Wakil Gubernur Maluku Zeth Sahuburua mengatakan peninjauan lokasi juga agar menjaga stabilitas agar tidak timbul gejolak. Menurutnya peninjauan dan penutupan  lokasi pertambangan adalah bagian dari eksekusi instruksi Presiden Joko Widodo pada rapat 9 Maret 2017 terkait penanganan tambang rakyat. Keputusan penutupan itu menurut Sahuburua karena dampak kerusakan lingkungan dilokasi itu sudah sangat parah dan mencapai luas puluhan hektar.         

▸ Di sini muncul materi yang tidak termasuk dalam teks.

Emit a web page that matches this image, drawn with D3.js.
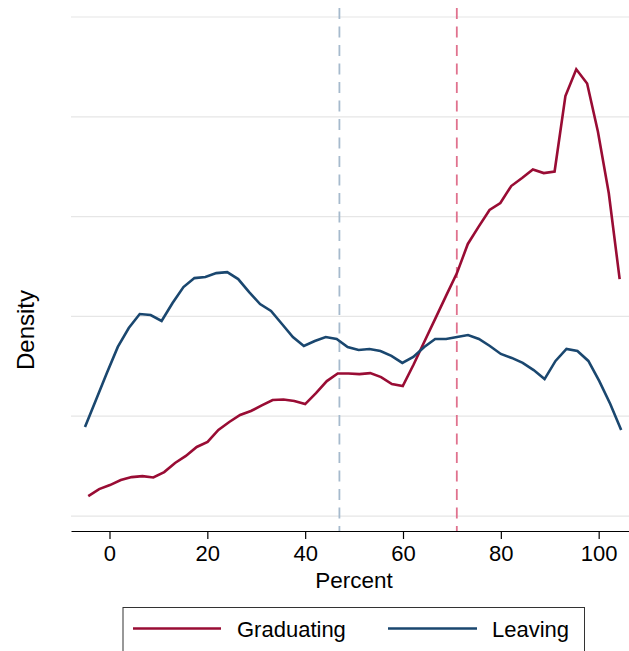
<!DOCTYPE html>
<html>
<head>
<meta charset="utf-8">
<script src="https://cdn.jsdelivr.net/npm/d3@7"></script>
<style>
  html, body { margin: 0; padding: 0; background: #fff; }
  svg { display: block; font-family: "Liberation Sans", Arial, Helvetica, sans-serif; }
</style>
</head>
<body>
<svg id="chart" width="629" height="651"></svg>
<script>
// ---- Data ----
const seriesNames = ["Graduating", "Leaving"];

const percentGraduating = [-4.34, -2.12, 0.09, 2.31, 4.53, 6.74, 8.96, 11.18, 13.40, 15.61,
  17.83, 20.05, 22.26, 24.48, 26.70, 28.91, 31.13, 33.35, 35.56, 37.78,
  40.00, 42.21, 44.43, 46.65, 48.87, 51.08, 53.30, 55.52, 57.73, 59.95,
  62.17, 64.38, 66.60, 68.82, 71.03, 73.25, 75.47, 77.69, 79.90, 82.12,
  84.34, 86.55, 88.77, 90.99, 93.20, 95.42, 97.64, 99.85, 102.07, 104.29];
const densityGraduating = [0.00100, 0.00135, 0.00155, 0.00180, 0.00195, 0.00200, 0.00193, 0.00220, 0.00266, 0.00301,
  0.00346, 0.00371, 0.00431, 0.00471, 0.00506, 0.00526, 0.00554, 0.00581, 0.00584, 0.00576,
  0.00561, 0.00616, 0.00676, 0.00714, 0.00714, 0.00711, 0.00716, 0.00696, 0.00661, 0.00651,
  0.00759, 0.00874, 0.00989, 0.01104, 0.01217, 0.01363, 0.01450, 0.01533, 0.01568, 0.01653,
  0.01693, 0.01736, 0.01718, 0.01726, 0.02104, 0.02238, 0.02167, 0.01925, 0.01617, 0.01187];

const percentLeaving = [-5.01, -2.77, -0.54, 1.70, 3.94, 6.18, 8.41, 10.65, 12.89, 15.12,
  17.36, 19.60, 21.83, 24.07, 26.31, 28.55, 30.78, 33.02, 35.26, 37.49,
  39.73, 41.97, 44.20, 46.44, 48.68, 50.92, 53.15, 55.39, 57.63, 59.86,
  62.10, 64.34, 66.57, 68.81, 71.05, 73.29, 75.52, 77.76, 80.00, 82.23,
  84.47, 86.71, 88.94, 91.18, 93.42, 95.66, 97.89, 100.13, 102.37, 104.60];
const densityLeaving = [0.00446, 0.00581, 0.00716, 0.00847, 0.00942, 0.01012, 0.01007, 0.00977, 0.01067, 0.01147,
  0.01192, 0.01197, 0.01217, 0.01222, 0.01187, 0.01122, 0.01062, 0.01027, 0.00962, 0.00897,
  0.00852, 0.00877, 0.00897, 0.00887, 0.00847, 0.00832, 0.00837, 0.00827, 0.00802, 0.00767,
  0.00797, 0.00847, 0.00887, 0.00887, 0.00897, 0.00907, 0.00887, 0.00852, 0.00812, 0.00792,
  0.00767, 0.00731, 0.00686, 0.00777, 0.00837, 0.00827, 0.00777, 0.00676, 0.00561, 0.00431];

// Reference lines (means)
const meanLeaving = 47.0;
const meanGraduating = 71.0;

const xTicks = [0, 20, 40, 60, 80, 100];
const yGridValues = [0, 0.005, 0.01, 0.015, 0.02, 0.025];

const xLabel = "Percent";
const yLabel = "Density";

// ---- Layout ----
const colors = { Graduating: "#990c34", Leaving: "#1a476f" };
const refColors = { Graduating: "#e0728e", Leaving: "#a6bacd" };

const svg = d3.select("#chart");
const plotLeft = 71, plotRight = 629, plotTop = 8, plotBottom = 531;

const x = d3.scaleLinear().domain([-7.87, 106.2]).range([plotLeft, plotRight]);
const y = d3.scaleLinear().domain([-0.00075, 0.02545]).range([plotBottom, plotTop]);

// gridlines
svg.append("g").selectAll("line").data(yGridValues).join("line")
  .attr("x1", plotLeft).attr("x2", plotRight)
  .attr("y1", d => y(d)).attr("y2", d => y(d))
  .attr("stroke", "#e6e6e6").attr("stroke-width", 1.2);

// reference lines
const refs = [
  { name: "Leaving", value: meanLeaving },
  { name: "Graduating", value: meanGraduating }
];
svg.append("g").selectAll("line").data(refs).join("line")
  .attr("x1", d => x(d.value)).attr("x2", d => x(d.value))
  .attr("y1", plotTop).attr("y2", plotBottom)
  .attr("stroke", d => refColors[d.name])
  .attr("stroke-width", 1.8)
  .attr("stroke-dasharray", "11,7.5");

// lines
const line = d3.line().x(d => x(d[0])).y(d => y(d[1]));
const seriesData = [
  { name: "Graduating", pts: d3.zip(percentGraduating, densityGraduating) },
  { name: "Leaving", pts: d3.zip(percentLeaving, densityLeaving) }
];
svg.append("g").selectAll("path").data(seriesData).join("path")
  .attr("d", d => line(d.pts))
  .attr("fill", "none")
  .attr("stroke", d => colors[d.name])
  .attr("stroke-width", 2.6)
  .attr("stroke-linejoin", "miter")
  .attr("stroke-linecap", "butt");

// x axis
const xAxis = d3.axisBottom(x).tickValues(xTicks).tickSizeInner(8).tickSizeOuter(0).tickPadding(6);
const gx = svg.append("g").attr("transform", `translate(0,${plotBottom})`).call(xAxis);
gx.select(".domain").attr("stroke", "#000").attr("stroke-width", 1.2);
gx.selectAll(".tick line").attr("stroke", "#000").attr("stroke-width", 1.2);
gx.selectAll(".tick text").attr("font-size", 22).attr("fill", "#000")
  .attr("font-family", "Liberation Sans, Arial, sans-serif");

svg.append("text")
  .attr("x", x(50)).attr("y", 587.5)
  .attr("text-anchor", "middle").attr("font-size", 22.5).attr("fill", "#000")
  .text(xLabel);

svg.append("text")
  .attr("transform", `translate(34,330) rotate(-90)`)
  .attr("text-anchor", "middle").attr("font-size", 24).attr("fill", "#000")
  .text(yLabel);

// legend
const lg = svg.append("g");
lg.append("rect").attr("x", 123).attr("y", 607.5).attr("width", 461.5).attr("height", 60)
  .attr("fill", "#fff").attr("stroke", "#333").attr("stroke-width", 1);
const legendItems = [
  { name: seriesNames[0], x0: 133, x1: 221, tx: 237 },
  { name: seriesNames[1], x0: 388, x1: 477, tx: 492 }
];
legendItems.forEach(it => {
  lg.append("line").attr("x1", it.x0).attr("x2", it.x1).attr("y1", 628.5).attr("y2", 628.5)
    .attr("stroke", colors[it.name]).attr("stroke-width", 2.6);
  lg.append("text").attr("x", it.tx).attr("y", 636.5).attr("font-size", 22).attr("fill", "#000")
    .text(it.name);
});
</script>
</body>
</html>
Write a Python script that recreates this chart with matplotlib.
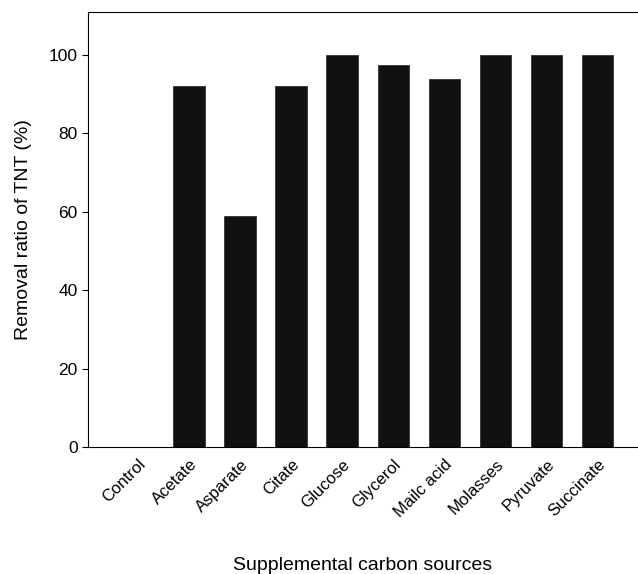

Presiden Joko Widodo dalam rapat terbatas mengenai penghapusan penggunaan merkuri pertambangan rakyat di Kantor Presiden, Kamis, (9/4) menginstruksikan agar penggunaan merkuri pada tambang-tambang rakyat harus segera dihentikan.

Hal itu karena penggunaan mercuri di Indonesia saat ini sudah sedemikian berbahaya bagi kesehatan maupun lingkungan hidup. Asisten Deputi Pertambangan dan Energi Kemenkomaritim, Yudi Prabanggara mengatakan berdasarkan hasil investigasi yang dilakukan, Tim meminta agar aktivitas para penambang Cinnabar yang menggunakan mercuri untuk memisahkan emas dari bahan tambang lainnya segera dihentikan dan menggantinya dengan teknologi yang lebih ramah terhadap lingkungan. Sebab penggunaan merkuri di pertambangan emas liar itu telah menimbulkan kerusakan lingkungan dan berdampak pada kesehatan masyarakat.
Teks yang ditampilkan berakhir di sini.